How to Regulate the Federal Communications Commission
The House of Representatives just passed H.R. 3309, the Federal Communications Commission Process Reform Act, in an attempt to normalize the FCC‘s propensity to regulate without congressional authority, and to arrest its eager interference with ordinary, essential business transactions like mergers.
Yet the Senate will never pass Rep. Greg Walden’s (R-Ore.) bill. And the Obama Administration promises a veto despite recent executive orders like “Improving Regulation and Regulatory Review,” and a newer order ostensibly encouraging independent agencies like FCC itself to conduct cost-benefit assessments and otherwise make regulation more sensible.
High profile, priestly campaigns for the FCC have been its National Broadband Plan (I still demand a National Elevator Plan first), its net neutrality order recently issued without congressional authority, and its “Future of Media” campaign addressing a supposed crisis in journalism.
Others include FCC’s blockage of the AT&T/T-Mobile merger, and lengthy, costly transaction reviews and disabling “conditions” imposed on mergers like those of Comcast-NBC Universal and XM-Sirius.
Thus, what the White House says is wrong with the FCC Process Reform Act is actually what’s right about it:
H.R. 3309 would also limit the FCC’s ability to impose conditions, or to accept commitments from transacting parties, as part of its review of transfers of licenses and other assets. These restrictions would harm the Federal Government’s ability to promote the most effective competitive outcome in any given transaction involving communications firms. H.R. 3309 would limit the ability of the FCC and the Justice Department to work together on telecommunications matters to protect consumers, promote competition, and increase innovation to ensure access to more choices, lower rates and prices, and better products.
Governments don’t “promote effective competitive outcomes,” especially when agencies team up to do it forcibly, at the behest of lobbyists besides.
The FCC explicitly interferes with competitive processes at their most fundamental level. It picks favorites, not just among companies and industries, but among business models as such. It conjures into existence an industry structure that otherwise would not have existed, forcibly reorganizing industry parameters themselves and undermining consumer welfare.
It’s a highly destructive, wasteful game, and few seem to care much.
The FCC exists almost as it was when it was established in 1934 to regulate “communication by wire and radio” in a world of scarcity.

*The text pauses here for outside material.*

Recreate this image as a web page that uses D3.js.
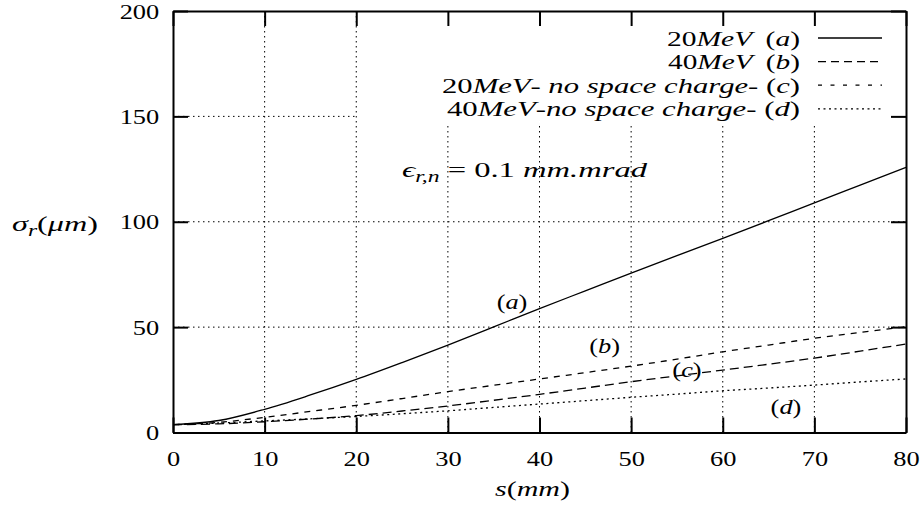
<!DOCTYPE html>
<html>
<head>
<meta charset="utf-8">
<script src="https://cdn.jsdelivr.net/npm/d3@7"></script>
<style>
	body { margin: 0; background: #fff; }
	svg text { font-family: "Liberation Serif", "DejaVu Serif", serif; font-size: 22px; fill: #000; }
</style>
</head>
<body>
<svg id="chart" width="922" height="512"></svg>
<script>
// beam size along s, every 5 mm
const sValues = [0, 5, 10, 15, 20, 25, 30, 35, 40, 45, 50, 55, 60, 65, 70, 75, 80];
const sigma20 = [3.7, 5.7, 11.0, 17.8, 25.2, 33.2, 41.5, 50.1, 58.8, 67.2, 75.6, 83.9, 92.1, 100.5, 109.0, 117.4, 125.8];
const sigma40 = [3.7, 4.1, 5.1, 6.4, 8.0, 10.2, 12.6, 15.3, 18.1, 21.1, 24.1, 26.9, 29.6, 32.4, 35.3, 38.6, 42.0];
const sigma20noSC = [3.7, 4.8, 7.2, 10.0, 12.9, 16.1, 19.4, 22.4, 25.4, 28.4, 31.5, 34.8, 38.3, 41.5, 44.7, 47.5, 50.2];
const sigma40noSC = [3.7, 4.5, 5.5, 6.5, 7.6, 8.9, 10.3, 11.9, 13.5, 15.1, 16.7, 18.2, 19.8, 21.1, 22.5, 24.0, 25.4];

const xTicks = [0, 10, 20, 30, 40, 50, 60, 70, 80];
const yTicks = [0, 50, 100, 150, 200];
const xGrid = [10, 20, 30, 40, 50, 60, 70];
const yGrid = [50, 100, 150];

// legend texts, split in roman ("r") and italic ("i") pieces
const legendTexts = [
	[["20", "r"], ["MeV", "i"], ["\u2009 (", "r"], ["a", "i"], [")", "r"]],
	[["40", "r"], ["MeV", "i"], ["\u2009 (", "r"], ["b", "i"], [")", "r"]],
	[["20", "r"], ["MeV", "i"], ["- ", "r"], ["no space charge", "i"], ["- (", "r"], ["c", "i"], [")", "r"]],
	[["40", "r"], ["MeV", "i"], ["-", "r"], ["no space charge", "i"], ["- (", "r"], ["d", "i"], [")", "r"]]
];
const legendWidths = [133, 132, 358, 353];
const curveLabels = ["a", "b", "c", "d"];

const stretch = 1.2;
const fontFamily = "'Liberation Serif', 'DejaVu Serif', serif";

const margin = { top: 11, right: 16, bottom: 79.5, left: 173 };
const width = 922 - margin.left - margin.right;
const height = 512 - margin.top - margin.bottom;

const svg = d3.select("#chart");

const x = d3.scaleLinear().domain([0, 80]).range([margin.left, margin.left + width]);
const y = d3.scaleLinear().domain([0, 200]).range([margin.top + height, margin.top]);

// text with math style pieces, stretched a bit to look like the latex output
function tex(parent, px, py, anchor, parts, len) {
	var t = parent.append("text")
		.attr("transform", "translate(" + px + "," + py + ") scale(" + stretch + ",1)")
		.attr("font-family", fontFamily)
		.attr("font-size", 22)
		.attr("text-anchor", anchor);
	if (len) {
		t.attr("textLength", len / stretch).attr("lengthAdjust", "spacingAndGlyphs");
	}
	var shifted = 0;
	parts.forEach(function(p) {
		var span = t.append("tspan").text(p[0]);
		if (p[1] == "i" || p[1] == "sub") span.attr("font-style", "italic");
		if (p[1] == "sub") {
			span.attr("font-size", 16).attr("dy", 5);
			shifted = 5;
		}
		else if (shifted) {
			span.attr("dy", -shifted);
			shifted = 0;
		}
	});
	return t;
}

// grid
const grid = svg.append("g")
	.attr("stroke", "#000")
	.attr("stroke-width", 1)
	.attr("stroke-dasharray", "1.5,3.5");
grid.selectAll(".vgrid").data(xGrid).enter().append("line")
	.attr("x1", d => x(d)).attr("x2", d => x(d))
	.attr("y1", y(0)).attr("y2", y(200));
grid.selectAll(".hgrid").data(yGrid).enter().append("line")
	.attr("x1", x(0)).attr("x2", x(80))
	.attr("y1", d => y(d)).attr("y2", d => y(d));

// key area clears the grid behind it
svg.append("rect")
	.attr("x", x(20) + 1)
	.attr("y", y(200))
	.attr("width", x(80) - x(20) - 1)
	.attr("height", y(146) - y(200))
	.attr("fill", "#fff");

// curves
const series = [
	{ values: sigma20, dash: null },
	{ values: sigma40, dash: "9,5" },
	{ values: sigma20noSC, dash: "6,6" },
	{ values: sigma40noSC, dash: "2,3.5" }
];
const line = d3.line()
	.x(d => x(d[0]))
	.y(d => y(d[1]))
	.curve(d3.curveCatmullRom.alpha(0.5));

series.forEach(function(ser) {
	svg.append("path")
		.datum(sValues.map((s, i) => [s, ser.values[i]]))
		.attr("d", line)
		.attr("fill", "none")
		.attr("stroke", "#000")
		.attr("stroke-width", 1.3)
		.attr("stroke-dasharray", ser.dash);
});

// axes, ticks pointing inwards, mirrored on top and right
function styleAxis(g) {
	g.attr("font-family", fontFamily).attr("font-size", 22);
	g.select(".domain").attr("stroke-width", 2);
	g.selectAll(".tick line").attr("stroke-width", 2);
	g.selectAll("text")
		.attr("fill", "#000")
		.attr("transform", "scale(" + stretch + ",1)");
}

svg.append("g")
	.attr("transform", "translate(0," + y(0) + ")")
	.call(d3.axisBottom(x).tickValues(xTicks).tickSize(-15).tickSizeOuter(0).tickPadding(18))
	.call(styleAxis);

svg.append("g")
	.attr("transform", "translate(" + x(0) + ",0)")
	.call(d3.axisLeft(y).tickValues(yTicks).tickSize(-15).tickSizeOuter(0).tickPadding(11.5))
	.call(styleAxis);

svg.append("g")
	.attr("transform", "translate(0," + y(200) + ")")
	.call(d3.axisTop(x).tickValues(xTicks).tickSize(-15).tickSizeOuter(0).tickFormat(""))
	.call(styleAxis);

svg.append("g")
	.attr("transform", "translate(" + x(80) + ",0)")
	.call(d3.axisRight(y).tickValues(yTicks).tickSize(-15).tickSizeOuter(0).tickFormat(""))
	.call(styleAxis);

// axis titles
tex(svg, 12, 231, "start", [["\u03C3", "i"], ["r", "sub"], ["(", "r"], ["\u03BCm", "i"], [")", "r"]], 86);
tex(svg, 495, 496, "start", [["s", "i"], ["(", "r"], ["mm", "i"], [")", "r"]], 75);

// emittance note
tex(svg, x(25), y(121.2), "start",
	[["\u03F5", "i"], ["r,n", "sub"], [" = 0.1 ", "r"], ["mm.mrad", "i"]], 245);

// legend
const legend = svg.append("g");
legendTexts.forEach(function(parts, i) {
	var base = 45.5 + i * 23.6;
	tex(legend, 800 - legendWidths[i], base, "start", parts, legendWidths[i]);
	legend.append("line")
		.attr("x1", 818).attr("x2", 882)
		.attr("y1", base - 7.5).attr("y2", base - 7.5)
		.attr("stroke", "#000")
		.attr("stroke-width", 1.3)
		.attr("stroke-dasharray", [null, "8,5", "4,8.5", "2,3.5"][i]);
});

// curve labels inside the plot
const labelPos = [[37, 58.6], [47.1, 37.7], [56.1, 26.3], [66.9, 8.8]];
curveLabels.forEach(function(c, i) {
	tex(svg, x(labelPos[i][0]), y(labelPos[i][1]), "middle", [["(", "r"], [c, "i"], [")", "r"]]);
});
</script>
</body>
</html>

The net makes scarcity largely a thing of the past; some even exaggerate that “information wants to be free.” If ever an economic sector needed a coherent vision for substantial and sustained liberalization to replace FCC’s heed-my-commandments impulses, the massive telecommunications marketplace is it. A study by economist Jerry Ellig found telecommunications regulation may cost consumers $105 billion annually in higher prices and foregone services, and that was before net neutrality and the newer campaigns came along.

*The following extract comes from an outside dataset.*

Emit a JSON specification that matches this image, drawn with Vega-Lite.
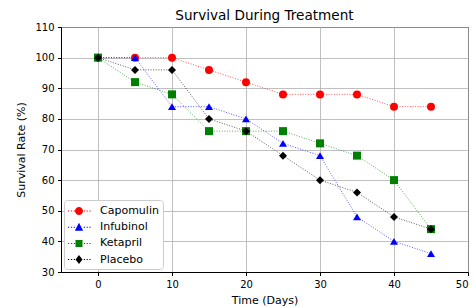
{
  "$schema": "https://vega.github.io/schema/vega-lite/v6.json",
  "width": 407,
  "height": 245,
  "autosize": "none",
  "padding": {"left": 61, "top": 27, "right": 6, "bottom": 35},
  "background": "white",
  "title": {"text": "Survival During Treatment", "fontSize": 13.6, "font": "DejaVu Sans", "fontWeight": "normal", "color": "black", "offset": -1},
  "data": {"values": [
    {"drug": "Capomulin", "day": 0, "rate": 100},
    {"drug": "Capomulin", "day": 5, "rate": 100},
    {"drug": "Capomulin", "day": 10, "rate": 100},
    {"drug": "Capomulin", "day": 15, "rate": 96},
    {"drug": "Capomulin", "day": 20, "rate": 92},
    {"drug": "Capomulin", "day": 25, "rate": 88},
    {"drug": "Capomulin", "day": 30, "rate": 88},
    {"drug": "Capomulin", "day": 35, "rate": 88},
    {"drug": "Capomulin", "day": 40, "rate": 84},
    {"drug": "Capomulin", "day": 45, "rate": 84},
    {"drug": "Infubinol", "day": 0, "rate": 100},
    {"drug": "Infubinol", "day": 5, "rate": 100},
    {"drug": "Infubinol", "day": 10, "rate": 84},
    {"drug": "Infubinol", "day": 15, "rate": 84},
    {"drug": "Infubinol", "day": 20, "rate": 80},
    {"drug": "Infubinol", "day": 25, "rate": 72},
    {"drug": "Infubinol", "day": 30, "rate": 68},
    {"drug": "Infubinol", "day": 35, "rate": 48},
    {"drug": "Infubinol", "day": 40, "rate": 40},
    {"drug": "Infubinol", "day": 45, "rate": 36},
    {"drug": "Ketapril", "day": 0, "rate": 100},
    {"drug": "Ketapril", "day": 5, "rate": 92},
    {"drug": "Ketapril", "day": 10, "rate": 88},
    {"drug": "Ketapril", "day": 15, "rate": 76},
    {"drug": "Ketapril", "day": 20, "rate": 76},
    {"drug": "Ketapril", "day": 25, "rate": 76},
    {"drug": "Ketapril", "day": 30, "rate": 72},
    {"drug": "Ketapril", "day": 35, "rate": 68},
    {"drug": "Ketapril", "day": 40, "rate": 60},
    {"drug": "Ketapril", "day": 45, "rate": 44},
    {"drug": "Placebo", "day": 0, "rate": 100},
    {"drug": "Placebo", "day": 5, "rate": 96},
    {"drug": "Placebo", "day": 10, "rate": 96},
    {"drug": "Placebo", "day": 15, "rate": 80},
    {"drug": "Placebo", "day": 20, "rate": 76},
    {"drug": "Placebo", "day": 25, "rate": 68},
    {"drug": "Placebo", "day": 30, "rate": 60},
    {"drug": "Placebo", "day": 35, "rate": 56},
    {"drug": "Placebo", "day": 40, "rate": 48},
    {"drug": "Placebo", "day": 45, "rate": 44}
  ]},
  "encoding": {
    "x": {"field": "day", "type": "quantitative", "scale": {"domain": [-5, 50], "nice": false, "zero": false},
      "axis": {"values": [0, 10, 20, 30, 40, 50], "title": "Time (Days)"}},
    "y": {"field": "rate", "type": "quantitative", "scale": {"domain": [30, 110], "nice": false, "zero": false},
      "axis": {"values": [30, 40, 50, 60, 70, 80, 90, 100, 110], "title": "Survival Rate (%)"}},
    "color": {"field": "drug", "type": "nominal",
      "scale": {"domain": ["Capomulin", "Infubinol", "Ketapril", "Placebo"], "range": ["#ff0000", "#0000ff", "#008000", "#000000"]},
      "legend": {"title": null, "orient": "bottom-left", "offset": 3,
        "encode": {"symbols": {"update": {
          "shape": {"signal": "(datum.value === 'Capomulin' ? 'M0,0A0.571,0.571 0 1,0 1.143,0A0.571,0.571 0 1,0 0,0Z' : datum.value === 'Infubinol' ? 'M0.571,-0.643L1.171,0.5L-0.029,0.5Z' : datum.value === 'Ketapril' ? 'M0.071,-0.5H1.071V0.5H0.071Z' : 'M0.571,-0.643L1.071,0L0.571,0.643L0.071,0Z') + 'M-1,-0.071h0.171v0.143h-0.171zM-0.571,-0.071h0.171v0.143h-0.171zM-0.171,-0.071h0.171v0.143h-0.171zM1.257,-0.071h0.171v0.143h-0.171zM1.657,-0.071h0.171v0.143h-0.171zM2.057,-0.071h0.171v0.143h-0.171z'"},
          "strokeWidth": {"value": 0},
          "opacity": {"value": 1}
        }}}}}
  },
  "layer": [
    {"mark": {"type": "line", "strokeDash": [1, 1.6], "strokeWidth": 1, "opacity": 0.65}},
    {"mark": {"type": "point", "filled": true, "size": 64, "opacity": 1},
     "encoding": {"shape": {"condition": [
        {"test": "datum.drug === 'Capomulin'", "value": "circle"},
        {"test": "datum.drug === 'Infubinol'", "value": "triangle-up"},
        {"test": "datum.drug === 'Ketapril'", "value": "square"}
       ], "value": "diamond"}}}
  ],
  "config": {
    "font": "DejaVu Sans",
    "view": {"stroke": "black", "strokeWidth": 1},
    "axis": {
      "labelFont": "DejaVu Sans", "labelFontSize": 10, "labelColor": "black",
      "titleFont": "DejaVu Sans", "titleFontSize": 11, "titleFontWeight": "normal", "titleColor": "black",
      "domainColor": "black", "tickColor": "black", "tickSize": 3.5,
      "gridColor": "#b0b0b0", "gridWidth": 0.8, "gridOpacity": 1,
      "labelPadding": 3.5
    },
    "axisX": {"titlePadding": 5},
    "axisY": {"titlePadding": 8},
    "legend": {
      "labelFont": "DejaVu Sans", "labelFontSize": 11, "labelColor": "black",
      "strokeColor": "#cccccc", "fillColor": "white", "cornerRadius": 3, "padding": 4,
      "symbolSize": 196, "symbolOpacity": 1, "rowPadding": 4.2, "labelOffset": 18
    }
  }
}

If we were starting from a clean slate in today’s world, we wouldn’t likely create a Federal Communications Commission with command over price, entry and services. Internet technologies are among mankind’s most liberating; erasing distance, making broadcasters out of everyone. Today’s communications landscape has given individuals a freedom of speech that the framers could never have imagined.

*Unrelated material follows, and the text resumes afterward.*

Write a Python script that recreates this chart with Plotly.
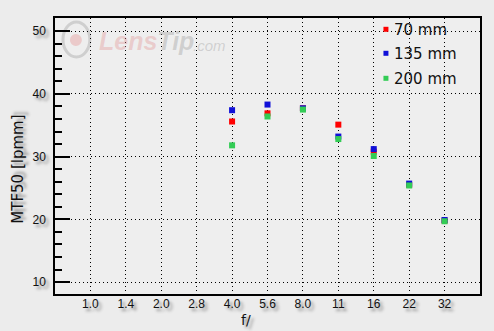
import plotly.graph_objects as go

apertures = ["1.0", "1.4", "2.0", "2.8", "4.0", "5.6", "8.0", "11", "16", "22", "32"]
ap_70 = ["4.0", "5.6", "8.0", "11", "16", "22", "32"]
mtf_70 = [35.6, 36.9, 37.7, 35.1, 30.8, 25.5, 19.8]
ap_135 = ["4.0", "5.6", "8.0", "11", "16", "22", "32"]
mtf_135 = [37.4, 38.3, 37.7, 33.2, 31.2, 25.7, 19.9]
ap_200 = ["4.0", "5.6", "8.0", "11", "16", "22", "32"]
mtf_200 = [31.8, 36.4, 37.5, 32.8, 30.1, 25.4, 19.7]

series = [
    ("70 mm", ap_70, mtf_70, "#ff0000"),
    ("135 mm", ap_135, mtf_135, "#1010d8"),
    ("200 mm", ap_200, mtf_200, "#33cc55"),
]

shadow = "3px 3px 3px #8a8a8a"
PL, PR, PT, PB = 55, 482, 18, 294  # plot area in pixels
W, H = 494, 331


def px(x):
    return (x - PL) / (PR - PL)


def py(y):
    return (PB - y) / (PB - PT)


fig = go.Figure()
for i, (name, xs, ys, col) in enumerate(series):
    fig.add_trace(go.Scatter(
        x=xs, y=ys, mode="markers", name=name, showlegend=False,
        marker=dict(symbol="square", size=6, color=col, line=dict(width=0)),
    ))

axis_common = dict(
    showline=True, linecolor="black", linewidth=1.5, mirror=True,
    showgrid=True, gridcolor="black", griddash="1px,3px", gridwidth=1,
    zeroline=False,
)

fig.update_xaxes(
    type="category", categoryorder="array", categoryarray=apertures,
    tickvals=apertures, range=[-1, 11], ticks="", ticklabelstandoff=-2,
    tickfont=dict(family="Liberation Sans", size=12, color="#111", shadow=shadow),
    **axis_common,
)
fig.update_yaxes(
    range=[8.1, 52.1], tickvals=[10, 20, 30, 40, 50], ticks="inside", ticklen=15,
    tickcolor="black", tickwidth=1.5, ticklabelstandoff=5,
    minor=dict(dtick=2, tick0=0, ticks="inside", ticklen=7, tickcolor="black", tickwidth=1.5, showgrid=False),
    tickfont=dict(family="Liberation Sans", size=12, color="#111", shadow=shadow),
    **axis_common,
)

# axis titles
fig.add_annotation(xref="paper", yref="paper", x=px(17), y=py(169.5), textangle=-90,
                   text="MTF50 [lpmm]", showarrow=False, xanchor="center", yanchor="middle",
                   font=dict(family="DejaVu Sans", size=15, color="#111", shadow=shadow))
fig.add_annotation(xref="paper", yref="paper", x=px(247), y=py(320),
                   text="f/", showarrow=False, xanchor="center", yanchor="middle",
                   font=dict(family="DejaVu Sans", size=14, color="#111", shadow=shadow))

# watermark
fig.add_shape(type="circle", xref="paper", yref="paper", x0=px(63), x1=px(90), y0=py(57), y1=py(22),
              line=dict(color="rgba(150,150,150,0.35)", width=3), layer="below")
fig.add_shape(type="circle", xref="paper", yref="paper", x0=px(70), x1=px(82), y0=py(46), y1=py(34),
              fillcolor="rgba(230,120,120,0.3)", line=dict(width=0), layer="below")
fig.add_annotation(xref="paper", yref="paper", x=px(97), y=py(41), xanchor="left", yanchor="middle",
                   text="<b><i><span style='color:rgba(225,140,140,0.35)'>Lens</span>"
                        "<span style='color:rgba(150,150,150,0.35)'>Tip</span></i></b>",
                   showarrow=False,
                   font=dict(family="Liberation Sans", size=25))
fig.add_annotation(xref="paper", yref="paper", x=px(192), y=py(45), xanchor="left", yanchor="middle",
                   text="<i>.com</i>", showarrow=False,
                   font=dict(family="Liberation Sans", size=15, color="rgba(150,150,150,0.35)"))

# legend (drawn manually)
fig.add_shape(type="rect", xref="paper", yref="paper", x0=px(377), x1=px(467), y0=py(89), y1=py(PT + 1),
              fillcolor="#eeeeee", line=dict(width=0), layer="between")
leg_y = [29.3, 53.3, 78.3]
for (name, xs, ys, col), ly in zip(series, leg_y):
    fig.add_shape(type="rect", xref="paper", yref="paper",
                  x0=px(385), x1=px(390), y0=py(ly + 2.5), y1=py(ly - 2.5),
                  fillcolor=col, line=dict(width=0), layer="above")
    fig.add_annotation(xref="paper", yref="paper", x=px(394), y=py(ly + 1), xanchor="left", yanchor="middle",
                       text=name, showarrow=False,
                       font=dict(family="DejaVu Sans", size=15, color="#111"))

fig.update_layout(
    width=W, height=H,
    margin=dict(l=PL, r=W - PR, t=PT, b=H - PB),
    paper_bgcolor="#ececec", plot_bgcolor="#eeeeee",
    showlegend=False,
)

fig.write_html("out.html")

Thus the “scarcity” FCC was supposed to allocate is barely there, apart from the need for it to get spectrum into the marketplace in a manner that clarifies rights of future owners to resell. Speech is wonderfully free.
Public interest and airwave scarcity rationalizations were the long-time justifications for telecom regulation, but today that large government bureaucracy itself threatens to exaggerate scarcity in infrastructure and spectrum by continued interference and fortress-building.
When liberalizing any heavily regulated segment of a mixed economy–here, communications–the gauge of the impending reform’s appropriateness is simple: The body of private activity subject to regulation must decline rather than increase. Instead, the FCC is on a growth path with respect to micro-managing telecom and an unwillingness to leave needed large-scale transactions alone. In the latest Unified Agenda of Federal Regulations, 103 rules originate from the FCC. The agency seeks a FY2013 budget of $347 million.
FCC’s very power invites costly lobbying battles that delay new technologies and hurt consumers. Most recently, this week the group Public Knowledge accused Comcast of net neutrality violations for certain Xfinity services, although those involve the use of a user’s Microsoft xBox for delivery of content that doesn’t even traverse the public Internet.
Regulation of the communications industry wouldn’t disappear without the FCC, but would become decentralized. Alongside the heavy “regulation” that competitors and investors and business partners impose (and that FCC rarely acknowledges), states would continue to enforce consumer protection rules (and rights of way). The federal antitrust rules do remain (but you won’t hear me invoking them), such that the Federal Trade Commission could strike down the kind of vertical restraints of trade that some fear.
The underlying goal of the FCC Process Reform Act is exactly appropriate: to move toward more competitive discipline and regulation of general applicability that avoids the excess costs of a backward looking, centralized bureaucracy called FCC.
The FCC has engaged in it net neutrality campaign for years; Rep. Walden has just kicked off the more urgently needed “agency neutrality” campaign. Regulatory reform and free enterprise need more champions like that.